Published in the Sept. 30 – Oct. 13, 2015 issue of Morgan Hill Life
By Marty Cheek
Marty Cheek
Photo courtesy 20th Century Fox
Could scientists someday create robotic exploration drones with artificial intelligence to study the Martian world?
The movie “The Martian” will be coming to Morgan Hill’s CineLux Friday and I can’t wait to see this space sci-fi adventure starring Matt Damon as an astronaut accidentally stranded on the planet Mars. I’ve been fascinated by the solar system’s fourth planet ever since I learned as a boy that my name means “warrior of Mars” (although I later realized it was referring to the Roman god and not the Red Planet).
Reading Ray Bradbury’s Martian Chronicles short stories got me imagining what it might be like to voyage the sea of space to eventually land on the sands of Mars and explore the terrain. That author had Martians interacting with human settlers, something highly improbable in real life – but that doesn’t mean Mars won’t be any less fascinating to future colonists.
Half a century ago, Mars was a mysterious world viewed through telescopes by astronomers who thought the lines on it were canals. But with the flyby by the Mariner 4 spacecraft in 1965, humanity got its first close-up look with 22 photos showing a cratered and canyoned Martian surface. That sneak peek led to a series of Soviet and American orbiters, landers and rovers that have taught us much about the planet’s geology and formation history. NASA scientists have concluded it is highly likely that billions of years ago extensive oceans once covered the planet for a few hundred million years, almost certainly containing organic material from comets. Who knows if one day we might find fossil evidence of micro-organisms that evolved in those ocean waters. That kind of discovery would imply life is not a fluke on Earth but most likely exists on many other worlds.
The movie “The Martian” takes a look at what it would require for human life to survive in the harsh environment of Mars, a place where the temperature can get as low as -100 degrees Celsius (far colder than Antarctica). Although there is an atmosphere, it’s extremely thin so explorers on an expedition would require space suits. Humans visiting Mars would also be exposed to radiation because Mars, unlike the Earth, has no protection from the solar rays bombardment.

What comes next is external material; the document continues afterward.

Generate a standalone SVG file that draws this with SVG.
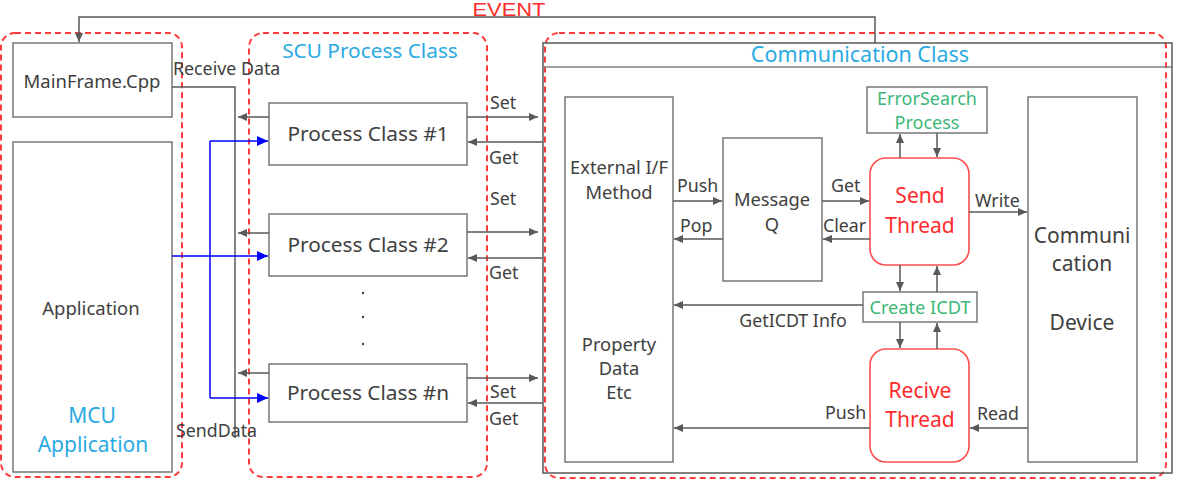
<svg xmlns="http://www.w3.org/2000/svg" width="1178" height="482" viewBox="0 0 1178 482">
<style>
text{font-family:"Noto Sans","Open Sans","DejaVu Sans",sans-serif;fill:#404040;text-anchor:middle;dominant-baseline:central}
.box{fill:#fff;stroke:#7f7f7f;stroke-width:1.6}
.grp{fill:none;stroke:#ff3b3b;stroke-width:2;stroke-dasharray:6 4}
.thr{fill:#fff;stroke:#ff4d4d;stroke-width:1.6}
.ln{fill:none;stroke:#595959;stroke-width:1.5}
.bl{fill:none;stroke:#0000ff;stroke-width:1.5}
.t{font-size:18.3px}
.lbl{font-size:17.8px;text-anchor:start}
.blue{fill:#2aaae2}
.green{fill:#3cb878}
.red{fill:#ff2b2b}
</style>
<defs>
<marker id="ah" markerUnits="userSpaceOnUse" markerWidth="10" markerHeight="10" refX="9" refY="4" orient="auto"><path d="M0,0 L9,4 L0,8 z" fill="#595959"/></marker>
<marker id="ahb" markerUnits="userSpaceOnUse" markerWidth="12" markerHeight="12" refX="11" refY="5" orient="auto"><path d="M0,0 L11,5 L0,10 z" fill="#0000ff"/></marker>
</defs>
<rect width="1178" height="482" fill="#fff"/>
<g id="groups">
<rect class="grp" x="1" y="33" width="181" height="444" rx="14"/>
<rect class="grp" x="249" y="33" width="238" height="444" rx="14"/>
<rect class="grp" x="545" y="33" width="621" height="445" rx="14"/>
<text x="370" y="50" style="font-size:20.8px" class="blue">SCU Process Class</text>
<text x="509" y="16" style="font-family:'Liberation Sans',Arial,sans-serif;font-size:17.5px;dominant-baseline:alphabetic" class="red" textLength="73" lengthAdjust="spacingAndGlyphs">EVENT</text>
</g>
<g id="mainframe"><rect class="box" x="13" y="43" width="159" height="74"/><text x="92" y="80" style="font-size:18.5px">MainFrame.Cpp</text></g>
<g id="application"><rect class="box" x="13" y="142" width="159" height="330"/><text x="91" y="307" style="font-size:18.5px">Application</text><text x="92" y="415" style="font-size:21px" class="blue">MCU</text><text x="93" y="444" style="font-size:21px" class="blue">Application</text></g>
<g id="process1"><rect class="box" x="269" y="103" width="198" height="62"/><text x="368" y="133" style="font-size:20.8px">Process Class #1</text></g>
<g id="process2"><rect class="box" x="269" y="214" width="198" height="62"/><text x="368" y="244" style="font-size:20.8px">Process Class #2</text></g>
<g id="processn"><rect class="box" x="269" y="364" width="198" height="58"/><text x="368" y="392" style="font-size:20.8px">Process Class #n</text></g>
<g id="dots"><circle cx="363" cy="293" r="1.2" fill="#404040"/><circle cx="363" cy="317" r="1.2" fill="#404040"/><circle cx="363" cy="344" r="1.2" fill="#404040"/></g>
<g id="commclass"><rect x="543" y="43" width="629" height="430" fill="none" stroke="#595959" stroke-width="1.5"/><line x1="543" y1="67" x2="1172" y2="67" stroke="#7f7f7f" stroke-width="1.5"/><text x="860" y="53" style="font-size:21.5px" class="blue">Communication Class</text></g>
<g id="external"><rect class="box" x="565" y="97" width="108" height="365"/><text class="t" x="619" y="166">External I/F</text><text class="t" x="619" y="191">Method</text><text class="t" x="619" y="343">Property</text><text class="t" x="619" y="367">Data</text><text class="t" x="619" y="391">Etc</text></g>
<g id="messageq"><rect class="box" x="723" y="138" width="99" height="143"/><text class="t" x="772" y="198">Message</text><text class="t" x="772" y="223">Q</text></g>
<g id="errorsearch"><rect class="box" x="867" y="87" width="120" height="46"/><text x="927" y="98" style="font-size:18px" class="green">ErrorSearch</text><text x="927" y="122" style="font-size:18px" class="green">Process</text></g>
<g id="sendthread"><rect class="thr" x="870" y="158" width="99" height="107" rx="16"/><text x="920" y="195" style="font-size:21px" class="red">Send</text><text x="920" y="225" style="font-size:21px" class="red">Thread</text></g>
<g id="createicdt"><rect class="box" x="863" y="292" width="114" height="30"/><text x="920" y="307" style="font-size:18.2px" class="green">Create ICDT</text></g>
<g id="recivethread"><rect class="thr" x="870" y="349" width="99" height="113" rx="16"/><text x="920" y="390" style="font-size:21px" class="red">Recive</text><text x="920" y="419" style="font-size:21px" class="red">Thread</text></g>
<g id="commdevice"><rect class="box" x="1028" y="97" width="109" height="365"/><text x="1082" y="235" style="font-size:21px">Communi</text><text x="1082" y="263" style="font-size:21px">cation</text><text x="1082" y="322" style="font-size:21px">Device</text></g>
<g id="connectors">
<polyline class="ln" points="875,43 875,17 79,17 79,42" marker-end="url(#ah)"/>
<polyline class="ln" points="172,87 235,87 235,438"/>
<line class="ln" x1="269" y1="117" x2="238" y2="117" marker-end="url(#ah)"/>
<line class="ln" x1="269" y1="233" x2="238" y2="233" marker-end="url(#ah)"/>
<line class="ln" x1="269" y1="373" x2="238" y2="373" marker-end="url(#ah)"/>
<line class="bl" x1="210" y1="141" x2="210" y2="398"/>
<line class="bl" x1="210" y1="141" x2="268" y2="141" marker-end="url(#ahb)"/>
<line class="bl" x1="172" y1="256" x2="268" y2="256" marker-end="url(#ahb)"/>
<line class="bl" x1="210" y1="398" x2="268" y2="398" marker-end="url(#ahb)"/>
<line class="ln" x1="467" y1="117" x2="538" y2="117" marker-end="url(#ah)"/>
<line class="ln" x1="543" y1="142" x2="468" y2="142" marker-end="url(#ah)"/>
<line class="ln" x1="467" y1="232" x2="538" y2="232" marker-end="url(#ah)"/>
<line class="ln" x1="543" y1="258" x2="468" y2="258" marker-end="url(#ah)"/>
<line class="ln" x1="467" y1="378" x2="538" y2="378" marker-end="url(#ah)"/>
<line class="ln" x1="543" y1="403" x2="468" y2="403" marker-end="url(#ah)"/>
<line class="ln" x1="673" y1="201" x2="722" y2="201" marker-end="url(#ah)"/>
<line class="ln" x1="723" y1="239" x2="674" y2="239" marker-end="url(#ah)"/>
<line class="ln" x1="822" y1="201" x2="869" y2="201" marker-end="url(#ah)"/>
<line class="ln" x1="870" y1="239" x2="823" y2="239" marker-end="url(#ah)"/>
<line class="ln" x1="863" y1="305" x2="674" y2="305" marker-end="url(#ah)"/>
<line class="ln" x1="870" y1="428" x2="674" y2="428" marker-end="url(#ah)"/>
<line class="ln" x1="900" y1="158" x2="900" y2="134" marker-end="url(#ah)"/>
<line class="ln" x1="937" y1="133" x2="937" y2="157" marker-end="url(#ah)"/>
<line class="ln" x1="900" y1="265" x2="900" y2="291" marker-end="url(#ah)"/>
<line class="ln" x1="937" y1="292" x2="937" y2="266" marker-end="url(#ah)"/>
<line class="ln" x1="900" y1="322" x2="900" y2="348" marker-end="url(#ah)"/>
<line class="ln" x1="937" y1="349" x2="937" y2="323" marker-end="url(#ah)"/>
<line class="ln" x1="969" y1="212" x2="1027" y2="212" marker-end="url(#ah)"/>
<line class="ln" x1="1028" y1="428" x2="970" y2="428" marker-end="url(#ah)"/>
<text class="lbl" x="173" y="68">Receive Data</text>
<text class="lbl" x="176" y="430">SendData</text>
<text class="lbl" x="490" y="102">Set</text>
<text class="lbl" x="489" y="157">Get</text>
<text class="lbl" x="490" y="198">Set</text>
<text class="lbl" x="489" y="272">Get</text>
<text class="lbl" x="490" y="391">Set</text>
<text class="lbl" x="489" y="418">Get</text>
<text class="lbl" x="677" y="185">Push</text>
<text class="lbl" x="680" y="225">Pop</text>
<text class="lbl" x="831" y="185">Get</text>
<text class="lbl" x="823" y="225">Clear</text>
<text class="lbl" x="975" y="200">Write</text>
<text class="lbl" x="977" y="413">Read</text>
<text class="lbl" x="825" y="412">Push</text>
<text x="793" y="320" style="font-size:17.8px">GetICDT Info</text>
</g>
</svg>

Then there’s the psychology of living on Mars for a long period of time if humans establish a colony or Martian base. The Apollo missions to the Moon were relatively quick jaunts — missions of about 10 days from start to finish. A Martian mission could take as much as one to two years depending on the length of the round-trip journey and how long astronauts stay. Some people have even suggested the possibility of making a mission to Mars a one-way journey in order to cut costs, with the explorers having the fate of living the rest of their lives away from Earth. Although no doubt there would be people who would line up for the trip, the ethics make such a suicide-in-the-service-of-science mission unlikely.
NASA is working on a manned trip to Mars, possibly by the year 2035. The cost for the adventure would be incredibly expensive. NASA estimates the figure at about $100 billion over 30 or 40 years, but that projection might be optimistic. The International Space Station was initially anticipated to cost $10 billion over 10 years — it ended up costing 10 times that amount, and took nearly three decades to assemble.
Perhaps there’s a cheaper way for humans to explore Mars, one that will stimulate innovation in two industries and allow potentially millions of people to join the journey. The pioneering fields of robotics and virtual reality are forecast to grow exponentially in the coming decades. Perhaps the billions that NASA might spend on manned missions to Mars would be better spent on creating robotic exploration drones with artificial intelligence that spend their mechanical lives studying Mars. And virtual reality will become so sophisticated over the next decade or two that NASA will have the capability to send a moving rig to Mars and map the terrain in high-definition 3-D, sending the data back to Earth where people in VR studios can “walk” the sands of Mars and explore the planet in safety.
Similar to how the Apollo missions stimulated new industries in the 1960s and 1970s that resulted in innovation and economic bounty for America, advanced robotics and virtual reality exploration of Mars could bring in a new wave of technology for the world.
One reason to send humans to Mars is for the wow-factor — the drama of people setting foot on the surface. But, as we learned with Apollo, the wow-factor is short lived and the public’s attention moves on to other interests besides astronauts who might be on Mars — unless, of course, those astronauts are in a life-and-death situation, much like Matt Damon in the movie “The Martian.”